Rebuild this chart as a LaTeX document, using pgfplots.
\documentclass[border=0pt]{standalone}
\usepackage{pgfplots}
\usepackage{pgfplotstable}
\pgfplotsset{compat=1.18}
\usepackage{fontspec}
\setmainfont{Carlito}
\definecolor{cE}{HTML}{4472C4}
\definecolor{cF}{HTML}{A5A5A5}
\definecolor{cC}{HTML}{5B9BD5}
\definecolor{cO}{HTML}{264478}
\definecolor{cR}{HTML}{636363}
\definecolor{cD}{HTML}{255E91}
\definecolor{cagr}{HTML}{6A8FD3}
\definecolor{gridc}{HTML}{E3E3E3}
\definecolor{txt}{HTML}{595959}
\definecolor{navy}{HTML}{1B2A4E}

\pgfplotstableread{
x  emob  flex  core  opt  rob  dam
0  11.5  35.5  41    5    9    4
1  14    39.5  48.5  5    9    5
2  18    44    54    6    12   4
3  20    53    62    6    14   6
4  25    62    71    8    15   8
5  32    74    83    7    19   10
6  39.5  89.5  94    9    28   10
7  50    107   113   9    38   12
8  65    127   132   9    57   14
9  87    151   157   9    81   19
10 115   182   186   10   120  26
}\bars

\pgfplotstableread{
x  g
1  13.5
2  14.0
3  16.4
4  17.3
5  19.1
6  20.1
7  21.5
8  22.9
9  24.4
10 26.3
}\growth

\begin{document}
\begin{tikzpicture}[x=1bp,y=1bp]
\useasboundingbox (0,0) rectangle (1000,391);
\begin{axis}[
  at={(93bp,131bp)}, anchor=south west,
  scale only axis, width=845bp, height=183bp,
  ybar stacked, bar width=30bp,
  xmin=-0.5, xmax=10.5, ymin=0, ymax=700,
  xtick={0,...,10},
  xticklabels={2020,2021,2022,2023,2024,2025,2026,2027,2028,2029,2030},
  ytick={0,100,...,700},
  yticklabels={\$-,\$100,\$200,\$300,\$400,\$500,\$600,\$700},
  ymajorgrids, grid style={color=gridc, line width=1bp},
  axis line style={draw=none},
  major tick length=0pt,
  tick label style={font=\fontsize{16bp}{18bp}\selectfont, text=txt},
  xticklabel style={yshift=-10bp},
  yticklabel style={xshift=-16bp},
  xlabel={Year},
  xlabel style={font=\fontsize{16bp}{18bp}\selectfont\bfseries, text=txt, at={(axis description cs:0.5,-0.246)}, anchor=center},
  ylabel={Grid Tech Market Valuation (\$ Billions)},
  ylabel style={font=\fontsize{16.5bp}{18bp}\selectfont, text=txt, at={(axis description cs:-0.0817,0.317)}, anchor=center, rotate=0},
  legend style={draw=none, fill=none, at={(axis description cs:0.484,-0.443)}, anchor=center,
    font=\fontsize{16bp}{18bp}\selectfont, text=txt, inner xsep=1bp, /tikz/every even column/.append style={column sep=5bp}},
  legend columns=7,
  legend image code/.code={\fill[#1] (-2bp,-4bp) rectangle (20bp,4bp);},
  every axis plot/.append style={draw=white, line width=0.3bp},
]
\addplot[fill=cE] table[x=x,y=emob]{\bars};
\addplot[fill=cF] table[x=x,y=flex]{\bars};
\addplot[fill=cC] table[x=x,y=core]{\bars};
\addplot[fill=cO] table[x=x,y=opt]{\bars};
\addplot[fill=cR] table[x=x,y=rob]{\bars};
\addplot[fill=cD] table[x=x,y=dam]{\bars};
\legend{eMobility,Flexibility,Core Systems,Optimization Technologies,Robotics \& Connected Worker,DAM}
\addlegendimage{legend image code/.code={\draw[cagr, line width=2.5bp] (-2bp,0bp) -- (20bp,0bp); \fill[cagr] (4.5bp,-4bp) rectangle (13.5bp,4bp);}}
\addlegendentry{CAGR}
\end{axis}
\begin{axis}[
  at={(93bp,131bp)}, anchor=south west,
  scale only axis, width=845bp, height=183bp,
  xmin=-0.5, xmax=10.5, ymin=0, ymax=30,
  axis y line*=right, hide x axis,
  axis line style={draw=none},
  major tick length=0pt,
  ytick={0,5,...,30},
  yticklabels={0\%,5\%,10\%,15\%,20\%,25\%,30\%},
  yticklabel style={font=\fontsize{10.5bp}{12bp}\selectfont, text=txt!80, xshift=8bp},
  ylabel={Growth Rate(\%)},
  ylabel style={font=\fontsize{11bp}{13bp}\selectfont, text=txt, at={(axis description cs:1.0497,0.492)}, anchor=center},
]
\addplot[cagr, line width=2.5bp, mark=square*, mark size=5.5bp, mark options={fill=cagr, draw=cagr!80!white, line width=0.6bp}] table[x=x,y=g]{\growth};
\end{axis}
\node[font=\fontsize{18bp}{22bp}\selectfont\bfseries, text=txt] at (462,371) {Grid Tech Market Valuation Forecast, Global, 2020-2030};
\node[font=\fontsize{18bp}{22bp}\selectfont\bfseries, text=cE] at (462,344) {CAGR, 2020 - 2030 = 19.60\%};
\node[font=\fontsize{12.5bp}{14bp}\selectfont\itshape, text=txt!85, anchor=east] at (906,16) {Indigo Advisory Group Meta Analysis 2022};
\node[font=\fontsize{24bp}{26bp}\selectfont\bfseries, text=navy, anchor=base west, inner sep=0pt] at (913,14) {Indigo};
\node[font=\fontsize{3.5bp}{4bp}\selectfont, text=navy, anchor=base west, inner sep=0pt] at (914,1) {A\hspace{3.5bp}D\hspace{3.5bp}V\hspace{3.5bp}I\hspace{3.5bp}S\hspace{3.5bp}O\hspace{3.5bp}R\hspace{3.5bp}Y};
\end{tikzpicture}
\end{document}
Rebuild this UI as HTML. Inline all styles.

# # #

What you are asked to do:
Scan the listing above for the word "this" and copy every line that holds it.

Result below:
Rebuild this chart as a LaTeX document, using pgfplots.
Rebuild this UI as HTML. Inline all styles.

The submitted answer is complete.